My home state of Maine has seen its share of hard times.  We have seen too many plants close, jobs disappear, and young people leave home to find opportunity elsewhere.

That is why during my first term in Congress I introduced a new piece of legislation to promote economic development in Maine and throughout the struggling areas of the Northeast.  The bill would create a Northern Border Economic Development Commission charged with investing federal resources in economic development and job creation in the most economically distressed areas of Maine, New Hampshire, Vermont and New York.

This idea has roots that can be traced as far back as 1965, when Congress created the Appalachian Regional Commission (ARC).  This unique federal-state partnership was successful at promoting development in the depressed Appalachian region through regional planning, technical assistance, and funding of projects aimed at encouraging economic prosperity.

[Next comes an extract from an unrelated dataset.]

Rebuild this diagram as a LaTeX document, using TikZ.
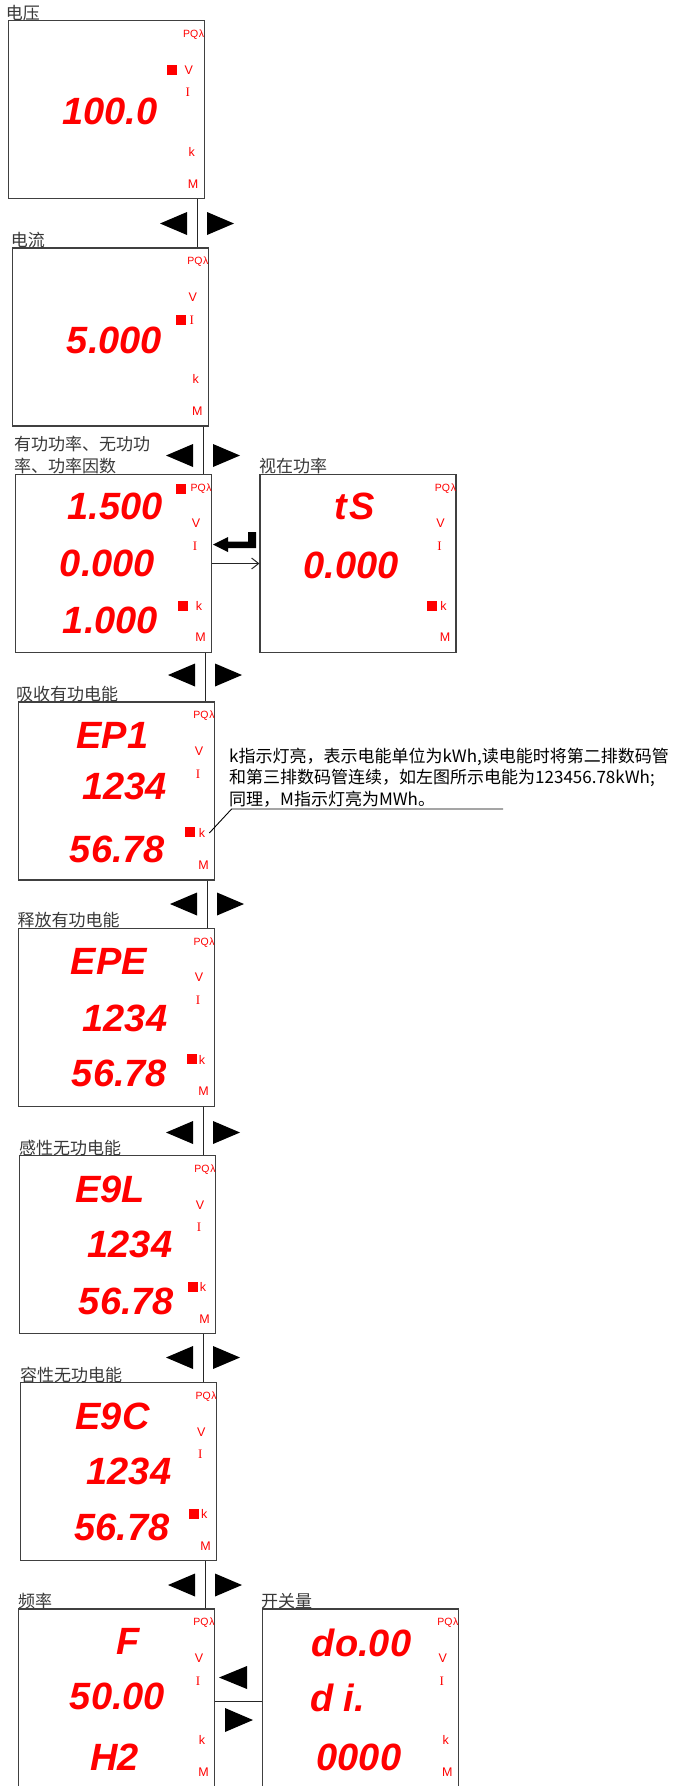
\documentclass[tikz,border=0pt]{standalone}
\usepackage{fontspec}
\setmainfont{Liberation Sans}
\newfontfamily\cjk{Noto Sans CJK SC}
\newfontfamily\segfont{Liberation Sans}
\newfontfamily\serifI{Liberation Serif}
\usetikzlibrary{arrows.meta}
\newcommand\indic[3]{%
  \node[pq] (#1pq) at ({#2-10.5},{#3+14}) {PQ\kern0.6ptλ};
  \node[ind] (#1v) at ({#2-15.5},{#3+49}) {V};
  \node[indI] (#1i) at ({#2-16.5},{#3+72}) {I};
  \node[ind] (#1k) at ({#2-12.5},{#3+131}) {k};
  \node[ind] (#1m) at ({#2-11},{#3+163}) {M};
}
\newcommand\navpair[2]{%
  \fill[nav] ({#1-10},{#2-11.5}) -- ({#1-10},{#2+11.5}) -- ({#1-37},#2) -- cycle;
  \fill[nav] ({#1+10},{#2-11.5}) -- ({#1+10},{#2+11.5}) -- ({#1+37},#2) -- cycle;
}
\begin{document}
\begin{tikzpicture}[x=1pt,y=-1pt,
  box/.style={draw=black!75, line width=1.2pt, minimum width=196pt, minimum height=178pt, inner sep=0pt},
  ttl/.style={font=\cjk\fontsize{17}{22}\selectfont, text=black!78, anchor=south west, inner sep=0pt, align=left},
  seg/.style={font=\segfont\bfseries\itshape\fontsize{38}{40}\selectfont, text=red, inner sep=0pt},
  ind/.style={font=\fontsize{12.5}{13}\selectfont, text=red, inner sep=0pt},
  pq/.style={font=\fontsize{10.5}{11}\selectfont, text=red, inner sep=0pt},
  indI/.style={font=\serifI\fontsize{13}{13}\selectfont, text=red, inner sep=0pt},
  lamp/.style={fill=red, minimum size=10pt, inner sep=0pt},
  link/.style={draw=black!85, line width=1pt},
  nav/.style={fill=black},
  note/.style={font=\cjk\fontsize{17}{21.5}\selectfont, text=black, anchor=base west, inner sep=0pt, align=left}
]
\useasboundingbox (0,0) rectangle (678,1786);
% boxes
\node[box] (b1) at (106.2,109.7) {};
\node[box] (b2) at (110.3,337) {};
\node[box] (b3) at (113.6,563.5) {};
\node[box] (b4) at (358,563.5) {};
\node[box] (b5) at (116.5,791) {};
\node[box] (b6) at (116.6,1017.5) {};
\node[box] (b7) at (117.5,1244.7) {};
\node[box] (b8) at (118.7,1471.7) {};
\node[box, minimum height=184pt] (b9) at (116.5,1701) {};
\node[box, minimum height=184pt] (b10) at (360.3,1701) {};
% titles
\node[ttl] (t1) at (5.7,20.7) {电压};
\node[ttl] (t2) at (10.7,248) {电流};
\node[ttl] (t3) at (14,474) {有功功率、无功功\\率、功率因数};
\node[ttl] (t4) at (259,474) {视在功率};
\node[ttl] (t5) at (16,702) {吸收有功电能};
\node[ttl] (t6) at (17.3,928) {释放有功电能};
\node[ttl] (t7) at (19,1155.7) {感性无功电能};
\node[ttl] (t8) at (20,1382.7) {容性无功电能};
\node[ttl] (t9) at (18,1609) {频率};
\node[ttl] (t10) at (261,1609) {开关量};
% indicators
\indic{b1}{204.2}{20.7}
\indic{b2}{208.3}{248}
\indic{b3}{211.6}{474.5}
\indic{b4}{456}{474.5}
\indic{b5}{214.5}{702}
\indic{b6}{214.6}{928.5}
\indic{b7}{215.5}{1155.7}
\indic{b8}{216.7}{1382.7}
\indic{b9}{214.5}{1609}
\indic{b10}{458.3}{1609}
% lamps
\node[lamp] (l1) at (172,70) {};
\node[lamp] (l2) at (181,320) {};
\node[lamp] (l3a) at (181,488.5) {};
\node[lamp] (l3b) at (183,606) {};
\node[lamp] (l4) at (431.5,605.5) {};
\node[lamp] (l5) at (189.5,832) {};
\node[lamp] (l6) at (191.5,1058.5) {};
\node[lamp] (l7) at (193,1287) {};
\node[lamp] (l8) at (194,1514) {};
% seven segment readings
\node[seg] (d1) at (110,111) {100.0};
\node[seg] (d2) at (114.5,340) {5.000};
\node[seg] (d3a) at (115,506.5) {1.500};
\node[seg] (d3b) at (107.5,563.5) {0.000};
\node[seg] (d3c) at (110.5,620) {1.000};
\node[seg] (d4a) at (354.5,506) {t\kern3pt S};
\node[seg] (d4b) at (351,565) {0.000};
\node[seg] (d5a) at (112.5,735) {EP1};
\node[seg] (d5b) at (124.5,786.5) {1234};
\node[seg] (d5c) at (117.5,849) {56.78};
\node[seg] (d6a) at (109,961.5) {EPE};
\node[seg] (d6b) at (125,1018.5) {1234};
\node[seg] (d6c) at (119.5,1073.5) {56.78};
\node[seg] (d7a) at (110,1189) {E9L};
\node[seg] (d7b) at (130,1244.5) {1234};
\node[seg] (d7c) at (126.5,1301) {56.78};
\node[seg] (d8a) at (112.5,1416) {E9C};
\node[seg] (d8b) at (129,1471.5) {1234};
\node[seg] (d8c) at (122,1527.5) {56.78};
\node[seg] (d9a) at (128,1641.5) {F};
\node[seg] (d9b) at (117.5,1696.5) {50.00};
\node[seg] (d9c) at (114.5,1757.5) {H2};
\node[seg] (d10a) at (361.5,1642.5) {do.00};
\node[seg] (d10b) at (337.5,1697.5) {d i.};
\node[seg] (d10c) at (359,1757.5) {0000};
% vertical links
\coordinate (x1) at (197,0);
\coordinate (x2) at (203,0);
\coordinate (x3) at (205,0);
\coordinate (x4) at (207,0);
\coordinate (x5) at (203,0);
\coordinate (x6) at (203,0);
\coordinate (x7) at (205,0);
\draw[link] (b1.south -| x1) -- (b2.north -| x1);
\draw[link] (b2.south -| x2) -- (b3.north -| x2);
\draw[link] (b3.south -| x3) -- (b5.north -| x3);
\draw[link] (b5.south -| x4) -- (b6.north -| x4);
\draw[link] (b6.south -| x5) -- (b7.north -| x5);
\draw[link] (b7.south -| x6) -- (b8.north -| x6);
\draw[link] (b8.south -| x7) -- (b9.north -| x7);
\navpair{197}{223.5}
\navpair{203}{455.5}
\navpair{205}{675}
\navpair{207}{904}
\navpair{203}{1132.5}
\navpair{203}{1357.5}
\navpair{205}{1585}
% side links
\draw[link, -{Straight Barb[length=7pt,width=11pt]}] (b3.east) -- (b4.west);
\fill[nav] (213,544.5) -- (228,537) -- (228,541.7) -- (248,541.7) -- (248,532) -- (256,532) -- (256,548) -- (228,548) -- (228,552) -- cycle;
\draw[link] (b9.east) -- (b10.west);
\fill[nav] (247,1666) -- (247,1689) -- (219,1677.5) -- cycle;
\fill[nav] (225,1708) -- (225,1732) -- (253,1720) -- cycle;
% annotation (base = last line)
\node[note] (ann) at (229,805) {k指示灯亮，表示电能单位为kWh,读电能时将第二排数码管\\和第三排数码管连续，如左图所示电能为123456.78kWh;\\同理，M指示灯亮为MWh。};
\coordinate (aL) at (231.6,809);
\coordinate (aR) at (503,809);
\draw[line width=0.9pt] ([xshift=4pt]b5k.east) -- (aL) -- (aR);
\end{tikzpicture}
\end{document}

It was a bold idea, and it worked.  According to the National Association of Development Organizations, since its creation, the ARC has reduced the number of distressed counties in its region from 219 to 100, cut the poverty rate from 31% to 15%, and helped 1,400 businesses create 26,000 new jobs since 1977.

With a record like that, other regions with economic distress began to look at this model, and realized that they needed the same kind of federal focus in their own region.

In fact, the Northeast border region has a clear, compelling case for coordinated federal investment.  Compared to most of the other regions that have an existing or proposed federal commission, the Northern border region in our commission has higher unemployment, a loss of population (every other region shows population growth), and extremely similar, and low, household income.  All of these measures are also far worse than the national average.

The bill, as in years past, has gained bipartisan support from Members of Congress in the Northern Border region.  Congressmen Paul Hodes (D-N.H.), Michael Arcuri (D-N.Y.), John McHugh (R-N.Y.), Tom Allen (D-Maine), and Peter Welch (D-Vt.) are all original cosponsors of the bill.

Creating a regional commission would give us the chance to look at economic development in a whole new way: as a challenge that we can tackle together.  Already, the interest that this proposal has generated has helped to bring people together from many different sectors to think cooperatively about our future.